Vor dem Hintergrund all dieser Erwägungen habe ich entschieden, zunächst einen Gesetzesvorschlag vorzulegen, der sich auf Anforderungen zu Governance, Transparenz und Berichterstattung der betrieblichen Rentenfonds konzentriert. Zu diesen Aspekten besteht ein breiter Konsens, zumindest was die Grundsätze angeht.

Der Vorschlag wird die Frage der Solvabilitätsregeln für Rentenfonds nicht behandeln, was damit zunächst eine offene Frage bleibt. Meiner Meinung nach sollte diese Situation erneut geprüft werden sobald wir vollständigere Daten besitzen. Ich betone, dass wir hinsichtlich der Solvabilitätsregeln die Notwendigkeit, langfristig eine Wettbewerbsgleichheit zwischen unterschiedlichen Anbietern betrieblicher Altersvorsorge zu garantieren, nicht aus den Augen verlieren dürfen.

Gleichwohl fordere ich schon jetzt die Länder mit unterkapitalisierten Rentenfonds auf, die notwendigen Maßnahmen ohne Verzögerung zu ergreifen. Ich begrüße die Initiativen, die in einigen Mitgliedsstaaten diesbezüglich ergriffen worden sind.

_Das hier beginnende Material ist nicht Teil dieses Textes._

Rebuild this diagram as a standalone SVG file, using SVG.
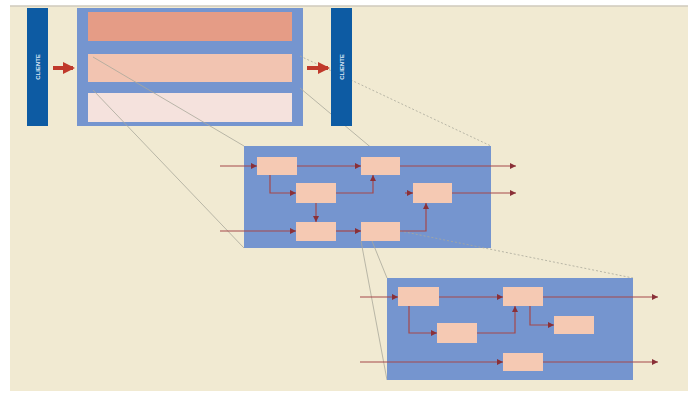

Wie ich oft gesagt habe, meine Priorität ist der Schutz der zukünftigen Rentner. Wir müssen uns den Schwächen einiger betrieblicher Rentenfonds stellen. Aber ich möchte nicht, dass nationale Systeme, die gut funktionieren, bestraft werden. Und insbesondere möchte ich nicht, dass in der derzeitigen fragilen ökonomischen Situation wir die Fähigkeit der Rentenfonds beeinträchtigen, ihre Rolle als langfristige Investoren gerecht zu werden.

Ich beabsichtige, im Herbst diesen Vorschlag zur Verbesserung der Governance und Transparenz der betrieblichen Rentenfonds vorzulegen.